Oh, how I love Italy! A country that celebrates being liberated from a highwayman by making a big batch of sweet, buttery, crumbly rolls! I just hope I remember this recipe next April 24, and that I make them again to mark Highwayman Liberation Day.

As a scone-ish, muffin-ish, cookie-ish hybrid, these are easy to mix up, especially if you use the whisk attachment to your stand mixer. With just over half a pound of butter, they really can't be bad, can they?

The ratio of white flour to cornmeal is about 3 to 2, which I figured should keep it from being too grainy. I like to taste of cornbread and muffins, but not if they're overly sweet, not sweet enough, not too crumbly, not too dry, not too insipid. It's a tough. but not impossible, bill to fill.

It ends up coming together a little like scone dough--rough and buttery.

A few seconds of kneading turns it from rough and buttery to smooth and buttery.

The dough is divided into about 15 90-gram pieces. I love weighing out pieces of dough. I'm not obsessive about it--if they're 89 or 91 grams, that's okay with me.

Form each piece into a ball, squish it down, and place it on a parchment-lined baking sheet. (You'll need two). Brush the tops with water, then sprinkle with granulated sugar. Finally, sift some confectioners sugar on top.

After about 15 minutes in the oven, or until the tops are cracked "into a pattern that looks like the land after a long dry summer, they're done.

These are really nice. You could Americanize them with the addition of, say, fresh blueberries or dried cranberries, but why bother? The Italians have been making them this way for about 500 years, and there's no need to mess with tradition. Not surprisingly, they go well with tea or coffee. More surprising, at least to me, was how good they tasted with a glass of wine. Have one with afternoon tea, another with a pre-dinner glass of wine, and freeze the rest for later. And be thankful your town isn't overrun with highwaymen.

Meini o Pani de Mei
--The Italian Baker, by Carol Field

•2 sticks plus 2 tablespoons (250 grams) unsalted butter, room temperature
•1¼ cups (250 grams) granulated sugar
•2 tablespoons plus 2 teaspoons honey
•1 egg
•1 egg yolk
•½ cup plus 2 teaspoons milk
•3¼ cups (450 grams) unbleached all-purpose flour
•1¾ cups plus 1 tablespoon plus 1 teaspoon (300 grams) fine yellow cornmeal
•3½ teaspoons baking powder
•1/8 teaspoon almond extract
•About 1/3 cup (70 grams) granulated sugar
•½ cup (70 grams) confectioners’ sugar

Using the whisk attachment, beat the butter, sugar, and the honey for 1 to 2 minutes at low speed until combined. Increase the speed to medium-high and beat until light and fluffy. Add the egg, egg yolk, and 2 teaspoons milk and continue beating for 1 minute. Mix in the flour, cornmeal, and baking powder. Add ½ cup milk and the almond extract and mix at the lowest speed until blended. The dough should be stiff but not heavy. Knead briefly by hand or mixer, sprinkling with additional flour as needed, until buttery, soft, pliable, and slightly sticky.

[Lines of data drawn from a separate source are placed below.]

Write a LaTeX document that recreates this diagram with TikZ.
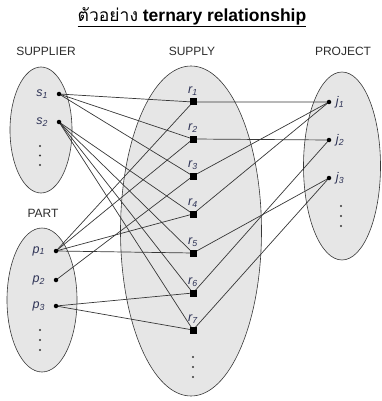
\documentclass[tikz,border=0pt]{standalone}
\usepackage{fontspec}
\setmainfont{Liberation Sans}
\newfontfamily\thaifont[Script=Thai]{Loma}
\usetikzlibrary{
    backgrounds,
    positioning,
    shapes.geometric
}
\definecolor{tikzgray}{RGB}{55,55,55}
\definecolor{setfill}{RGB}{230,230,230}
\definecolor{labelblue}{RGB}{45,50,85}
\tikzset{
    % Set styles
    set oval/.style={
        draw=tikzgray,
        fill=setfill,
        ellipse,
        inner sep=0pt,
        line width=0.6pt
    },
    set title/.style={
        text=tikzgray!80!black,
        font=\fontsize{12}{14}\selectfont
    },
    % Instance styles
    member dot/.style={
        circle,
        fill=black,
        inner sep=0pt,
        minimum size=4.5pt
    },
    link box/.style={
        rectangle,
        fill=black,
        inner sep=0pt,
        minimum size=7pt
    },
    inst label/.style={
        text=labelblue,
        font=\fontsize{12.5}{14}\selectfont\itshape
    },
    % Line styles
    link/.style={
        draw=tikzgray,
        line width=0.7pt
    },
    more dot/.style={
        circle,
        fill=tikzgray,
        inner sep=0pt,
        minimum size=2.2pt
    }
}

\begin{document}
\begin{tikzpicture}[x=1pt, y=-1pt]
        \useasboundingbox (0,0) rectangle (381,401);

        % Title
        \node[font=\fontsize{17.5}{20}\selectfont] (title) at (192,17)
            {\underline{{\thaifont ตัวอย่าง} \textbf{ternary relationship}}};

        % Sets
        \begin{scope}[on background layer]
            \node[set oval, minimum width=62pt, minimum height=126pt] (supplier) at (41,130) {};
            \node[set oval, minimum width=70pt, minimum height=144pt] (part) at (42,300) {};
            \node[set oval, minimum width=141pt, minimum height=330pt] (supply) at (191,231) {};
            \node[set oval, minimum width=77pt, minimum height=188pt] (project) at (342,166) {};
        \end{scope}

        \node[set title] (supplierlabel) at (46,51) {SUPPLIER};
        \node[set title] (supplylabel) at (192,51) {SUPPLY};
        \node[set title] (projectlabel) at (343,51) {PROJECT};
        \node[set title] (partlabel) at (43,213) {PART};

        % Members
        \foreach \i/\y in {1/94,2/122} {
            \node[member dot, label={[inst label, label distance=5pt]left:s\textsubscript{\i}}] at (59,\y) (s\i) {};
        }
        \foreach \i/\y in {1/251,2/280,3/306} {
            \node[member dot, label={[inst label, label distance=5pt]left:p\textsubscript{\i}}] at (56,\y) (p\i) {};
        }
        \foreach \i/\y in {1/102,2/140,3/178} {
            \node[member dot, label={[inst label, label distance=1pt]right:j\textsubscript{\i}}] at (329,\y) (j\i) {};
        }
        \foreach \i/\y in {1/102,2/139,3/176,4/214,5/253,6/293,7/330} {
            \node[link box, label={[inst label, label distance=-1pt]above:r\textsubscript{\i}}] at (193,\y) (r\i) {};
        }

        % More members
        \foreach \y in {0,1,2} {
            \node[more dot] at (40,146+\y*9.5) (supplymore\y) {};
            \node[more dot] at (40,330+\y*10) (partmore\y) {};
            \node[more dot] at (193,357+\y*10) (relmore\y) {};
            \node[more dot] at (341,206+\y*10) (projectmore\y) {};
        }

        % Connections
        \begin{scope}[on background layer]
            \foreach \r/\s/\p/\j in {1/1/1/1,2/1/1/2,3/1/2/1,4/2/1/1,5/2/1/3,6/2/3/2,7/2/3/3} {
                \draw[link] (s\s.center) -- (r\r.center) -- (j\j.center);
                \draw[link] (p\p.center) -- (r\r.center);
            }
        \end{scope}
    \end{tikzpicture}
\end{document}
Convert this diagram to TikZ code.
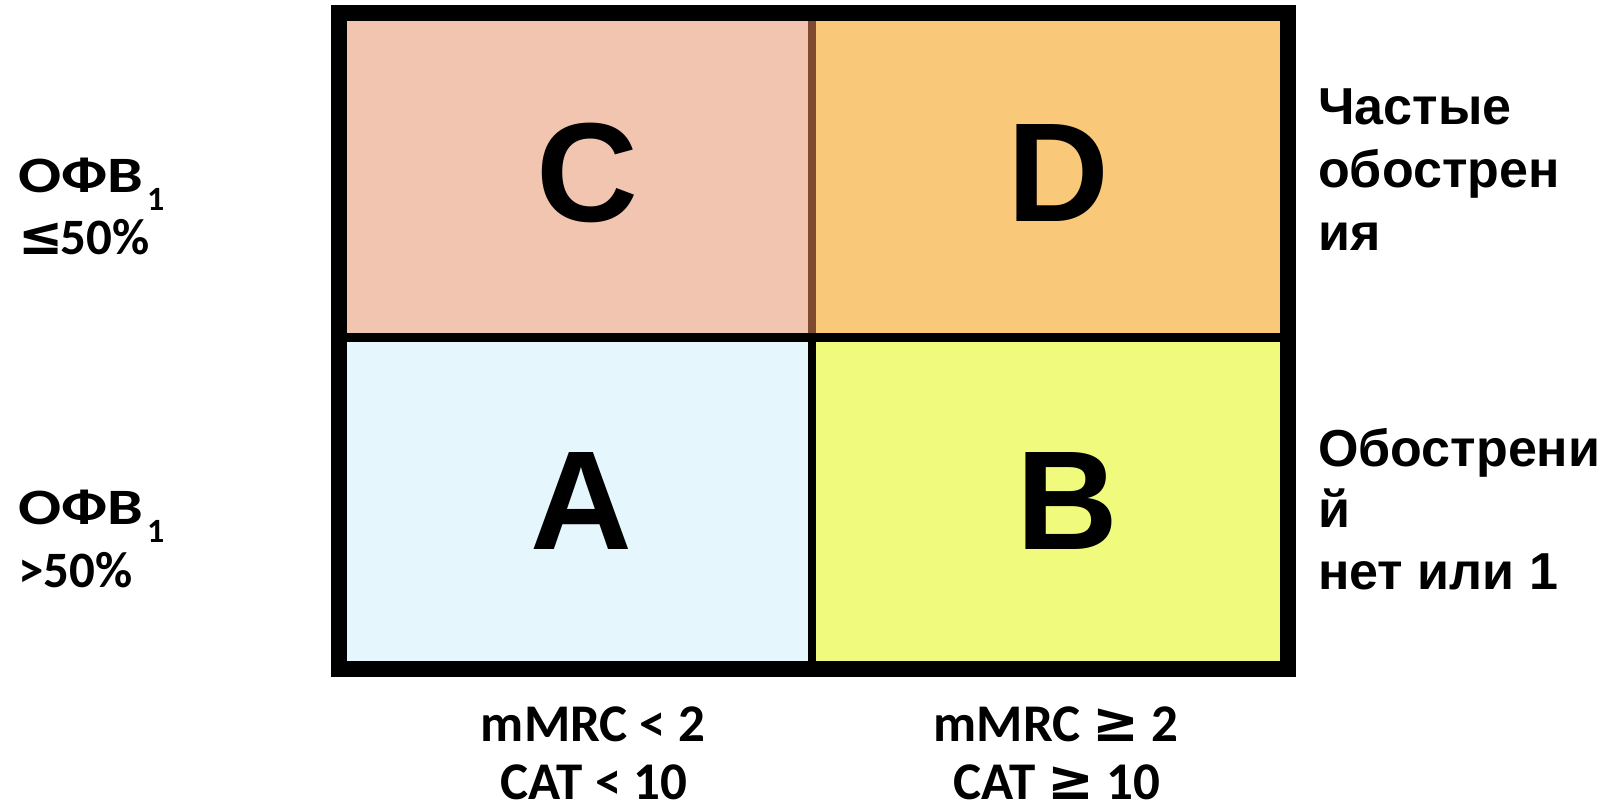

Line baking sheets with parchment paper. Cut the dough into 15 equal pieces (90 grams each). Flour your hands and roll each piece into a ball. Flatten each ball into a ½-inch-thick patty, the size of a hamburger and the width of a woman’s hand. Place on the paper-lined baking sheets.

Brush the tops with water and then sprinkle with granulated sugar, making sure a thin layer of sugar covers each bun. You can shake off the excess sugar by holding on to the paper and shaking the sugar up and over the edge of the pan. Place the confectioners’ sugar in a sifter or sieve and sift the sugar heavily over the buns so that they look as if they’re lost in a blizzard of sugar. The excess powdered sugar can stay on the paper because it will not caramelize.

Heat oven to 375ºF. Bake until the sugar on top has cracked into an irregular design, 15 to 20 minutes. Cool on racks.